§ Information shown:

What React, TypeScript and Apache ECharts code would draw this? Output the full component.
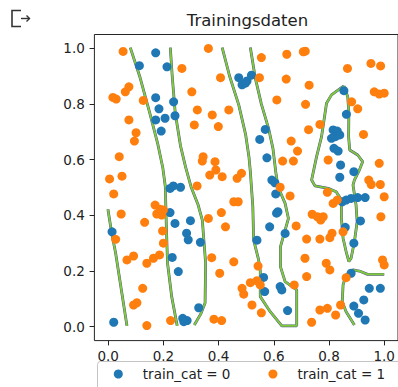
import React, { useEffect, useRef } from "react";
import * as echarts from "echarts";

const FONT = "DejaVu Sans";
const TITLE = "Trainingsdaten";
const SERIES_NAMES = ["train_cat = 0", "train_cat = 1"];
const TICKS = [0, 0.2, 0.4, 0.6, 0.8, 1.0];

const cat0: number[][] = [
  [0.020, 0.016], [0.014, 0.341], [0.113, 0.938], [0.172, 0.984], [0.213, 0.934],
  [0.172, 0.823], [0.184, 0.783], [0.172, 0.743], [0.206, 0.749], [0.192, 0.703],
  [0.237, 0.808], [0.242, 0.758], [0.224, 0.497], [0.236, 0.506], [0.262, 0.501],
  [0.224, 0.410], [0.242, 0.371], [0.298, 0.381], [0.284, 0.336], [0.290, 0.312],
  [0.334, 0.303], [0.232, 0.249], [0.254, 0.198], [0.270, 0.030], [0.286, 0.022],
  [0.274, 0.018], [0.328, 0.068], [0.473, 0.895], [0.485, 0.869], [0.503, 0.883],
  [0.519, 0.904], [0.497, 0.875], [0.569, 0.709], [0.549, 0.673], [0.575, 0.607],
  [0.593, 0.527], [0.604, 0.517], [0.607, 0.477], [0.615, 0.413], [0.610, 0.408],
  [0.585, 0.359], [0.641, 0.335], [0.539, 0.311], [0.563, 0.177], [0.567, 0.126],
  [0.623, 0.144], [0.629, 0.132], [0.650, 0.058], [0.854, 0.848], [0.863, 0.763],
  [0.815, 0.707], [0.830, 0.703], [0.809, 0.677], [0.823, 0.683], [0.839, 0.689],
  [0.818, 0.641], [0.833, 0.631], [0.842, 0.581], [0.839, 0.537], [0.890, 0.557],
  [0.848, 0.449], [0.862, 0.455], [0.880, 0.461], [0.904, 0.464], [0.931, 0.464],
  [0.914, 0.380], [0.859, 0.357], [0.890, 0.300], [0.880, 0.192], [0.946, 0.138],
  [0.986, 0.138], [0.926, 0.096], [0.890, 0.074], [0.907, 0.048], [0.931, 0.024],
];

const cat1: number[][] = [
  [0.054, 0.989], [0.017, 0.824], [0.029, 0.818], [0.062, 0.844], [0.075, 0.862],
  [0.127, 0.813], [0.075, 0.743], [0.101, 0.697], [0.095, 0.667], [0.040, 0.611],
  [0.005, 0.531], [0.050, 0.541], [0.020, 0.477], [0.047, 0.405], [0.132, 0.375],
  [0.027, 0.314], [0.068, 0.240], [0.092, 0.254], [0.140, 0.228], [0.164, 0.246],
  [0.186, 0.258], [0.125, 0.138], [0.092, 0.078], [0.104, 0.086], [0.140, 0.004],
  [0.170, 0.437], [0.188, 0.422], [0.200, 0.419], [0.176, 0.405], [0.194, 0.401],
  [0.197, 0.344], [0.200, 0.300], [0.226, 0.022], [0.267, 0.928], [0.303, 0.844],
  [0.323, 0.779], [0.312, 0.725], [0.363, 1.000], [0.377, 0.761], [0.399, 0.719],
  [0.407, 0.895], [0.437, 0.779], [0.344, 0.611], [0.341, 0.595], [0.387, 0.593],
  [0.390, 0.563], [0.368, 0.545], [0.413, 0.539], [0.322, 0.506], [0.467, 0.533],
  [0.483, 0.551], [0.363, 0.389], [0.410, 0.410], [0.425, 0.359], [0.455, 0.449],
  [0.471, 0.449], [0.375, 0.248], [0.404, 0.192], [0.455, 0.233], [0.383, 0.027],
  [0.411, 0.022], [0.485, 0.138], [0.491, 0.117], [0.521, 0.078], [0.555, 0.050],
  [0.515, 0.158], [0.539, 0.165], [0.551, 0.150], [0.543, 0.218], [0.555, 0.967],
  [0.548, 0.895], [0.647, 0.979], [0.707, 0.988], [0.714, 0.990], [0.645, 0.890],
  [0.728, 0.868], [0.611, 0.815], [0.715, 0.799], [0.726, 0.708], [0.767, 0.727],
  [0.663, 0.667], [0.686, 0.631], [0.632, 0.595], [0.671, 0.595], [0.623, 0.501],
  [0.659, 0.470], [0.681, 0.362], [0.719, 0.315], [0.739, 0.404], [0.758, 0.395],
  [0.779, 0.395], [0.770, 0.383], [0.767, 0.315], [0.803, 0.320], [0.811, 0.336],
  [0.851, 0.341], [0.713, 0.246], [0.719, 0.180], [0.790, 0.228], [0.803, 0.204],
  [0.674, 0.150], [0.737, 0.016], [0.767, 0.060], [0.794, 0.066], [0.824, 0.042],
  [0.842, 0.078], [0.862, 0.176], [0.794, 0.483], [0.797, 0.599], [0.815, 0.443],
  [0.830, 0.455], [0.867, 0.928], [0.952, 0.946], [0.987, 0.937], [0.882, 0.808],
  [0.904, 0.783], [0.964, 0.844], [0.982, 0.836], [1.000, 0.839], [0.925, 0.691],
  [0.982, 0.587], [0.944, 0.527], [0.953, 0.511], [0.986, 0.511], [1.000, 0.467],
  [0.988, 0.395], [0.994, 0.240], [1.000, 0.222],
];

// decision boundary contour lines
const boundary1: number[][] = [
  [-0.001, 0.422], [0.012, 0.34], [0.027, 0.264], [0.048, 0.13], [0.068, 0.003],
];
const boundary2: number[][] = [
  [0.080, 1.003], [0.114, 0.9], [0.150, 0.77], [0.180, 0.655], [0.198, 0.57],
  [0.207, 0.503], [0.210, 0.383], [0.215, 0.228], [0.230, 0.108], [0.250, 0.003],
];
const boundary3: number[][] = [
  [0.225, 1.003], [0.232, 0.9], [0.243, 0.767], [0.262, 0.65], [0.280, 0.575],
  [0.300, 0.503], [0.325, 0.44], [0.341, 0.383], [0.353, 0.228], [0.351, 0.085],
  [0.335, 0.045], [0.312, 0.006],
];
const boundary4: number[][] = [
  [0.413, 1.003], [0.440, 0.9], [0.473, 0.797], [0.498, 0.69], [0.510, 0.61],
  [0.515, 0.557], [0.524, 0.431], [0.527, 0.311], [0.545, 0.24], [0.551, 0.2],
  [0.551, 0.108], [0.587, 0.054], [0.629, 0.003], [0.683, 0.003], [0.683, 0.132],
  [0.641, 0.162], [0.624, 0.216], [0.624, 0.287], [0.653, 0.389], [0.641, 0.443],
  [0.615, 0.503], [0.607, 0.557], [0.597, 0.64], [0.581, 0.713], [0.555, 0.8],
  [0.533, 0.893], [0.515, 1.003],
];
const boundary5: number[][] = [
  [0.854, 0.865], [0.868, 0.826], [0.872, 0.767], [0.871, 0.683], [0.875, 0.635],
  [0.904, 0.617], [0.922, 0.593], [0.910, 0.563], [0.892, 0.527], [0.887, 0.509],
  [0.898, 0.437], [0.902, 0.377], [0.892, 0.305], [0.880, 0.246], [0.872, 0.234],
  [0.862, 0.270], [0.851, 0.318], [0.845, 0.389], [0.845, 0.455], [0.826, 0.485],
  [0.797, 0.497], [0.749, 0.506], [0.737, 0.527], [0.755, 0.611], [0.773, 0.683],
  [0.782, 0.743], [0.791, 0.803], [0.809, 0.833], [0.854, 0.865],
];
const boundary6: number[][] = [
  [1.0, 0.188], [0.940, 0.188], [0.910, 0.200], [0.887, 0.204], [0.862, 0.186],
  [0.851, 0.150], [0.848, 0.090], [0.862, 0.054], [0.892, 0.006],
];
const boundaries = [boundary1, boundary2, boundary3, boundary4, boundary5, boundary6];

const BLUE = "#1f77b4";
const ORANGE = "#ff7f0e";
const GREEN = "#7fc93c";
const DARK = "#50508a";
const TEXT = "#222";

export default function App() {
  const ref = useRef<HTMLDivElement>(null);
  useEffect(() => {
    if (!ref.current) return;
    const chart = echarts.init(ref.current, undefined, { renderer: "svg" });
    const lineSeries: any[] = [];
    boundaries.forEach((b) => {
      lineSeries.push({
        type: "line", data: b, showSymbol: false, silent: true, z: 1,
        lineStyle: { color: DARK, width: 2.8 }, clip: true,
      });
      lineSeries.push({
        type: "line", data: b, showSymbol: false, silent: true, z: 2,
        lineStyle: { color: GREEN, width: 2 }, clip: true,
      });
    });
    const axisCommon = {
      type: "value",
      min: -0.05,
      max: 1.05,
      splitLine: { show: false },
      axisLine: { show: false, onZero: false },
      axisTick: {
        show: true, length: 4.8, customValues: TICKS,
        lineStyle: { color: TEXT, width: 1 },
      },
    };
    chart.setOption({
      animation: false,
      title: {
        text: TITLE, left: 247.5, top: 10, textAlign: "center", padding: 0,
        textStyle: { fontFamily: FONT, fontSize: 16.5, fontWeight: "normal", color: TEXT, lineHeight: 20 },
      },
      grid: {
        left: 94.4, top: 34.5, width: 306.1, height: 306.1,
        show: true, borderColor: "#262626", borderWidth: 1, backgroundColor: "transparent",
      },
      xAxis: {
        ...axisCommon,
        axisLabel: {
          customValues: TICKS, formatter: (v: number) => v.toFixed(1), margin: 8,
          fontFamily: FONT, fontSize: 13.5, color: TEXT,
        },
      },
      yAxis: {
        ...axisCommon,
        axisLabel: {
          customValues: TICKS, formatter: (v: number) => v.toFixed(1), margin: 9.6,
          fontFamily: FONT, fontSize: 13.5, color: TEXT,
        },
      },
      legend: {
        data: SERIES_NAMES, left: 113.8, top: 366, padding: 0, z: 20,
        itemWidth: 9, itemHeight: 9, itemGap: 38, icon: "circle",
        textStyle: {
          fontFamily: FONT, fontSize: 13.5, color: TEXT, lineHeight: 16,
          padding: [0, 0, 0, 15],
        },
      },
      graphic: [
        {
          type: "rect", z: 15,
          shape: { x: 97.5, y: 361.5, width: 320, height: 40, r: 3 },
          style: { fill: "rgba(255,255,255,0.8)", stroke: "#c4c4c4", lineWidth: 1 },
        },
        {
          type: "polyline", z: 5,
          shape: { points: [[21, 10.5], [12, 10.5], [12, 26.5], [21, 26.5]] },
          style: { fill: "none", stroke: "#333", lineWidth: 1.6 },
        },
        {
          type: "polyline", z: 5,
          shape: { points: [[21, 18.5], [29.5, 18.5]] },
          style: { fill: "none", stroke: "#333", lineWidth: 1.4 },
        },
        {
          type: "polyline", z: 5,
          shape: { points: [[26.5, 15.5], [29.5, 18.5], [26.5, 21.5]] },
          style: { fill: "none", stroke: "#333", lineWidth: 1.4 },
        },
      ],
      series: [
        ...lineSeries,
        {
          name: SERIES_NAMES[0], type: "scatter", data: cat0, symbolSize: 9, z: 3,
          itemStyle: { color: BLUE, opacity: 1 },
        },
        {
          name: SERIES_NAMES[1], type: "scatter", data: cat1, symbolSize: 9, z: 3,
          itemStyle: { color: ORANGE, opacity: 1 },
        },
      ],
    });
    return () => chart.dispose();
  }, []);
  return (
    <div
      ref={ref}
      style={{ position: "absolute", left: 0, top: 0, width: 398, height: 387 }}
    />
  );
}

§ Task details: Skip the pictures and restate exactly the lines from the beginning of the listing to the line with "import * as", that line included.

§ Answer for the task:
What React, TypeScript and Apache ECharts code would draw this? Output the full component.
import React, { useEffect, useRef } from "react";
import * as echarts from "echarts";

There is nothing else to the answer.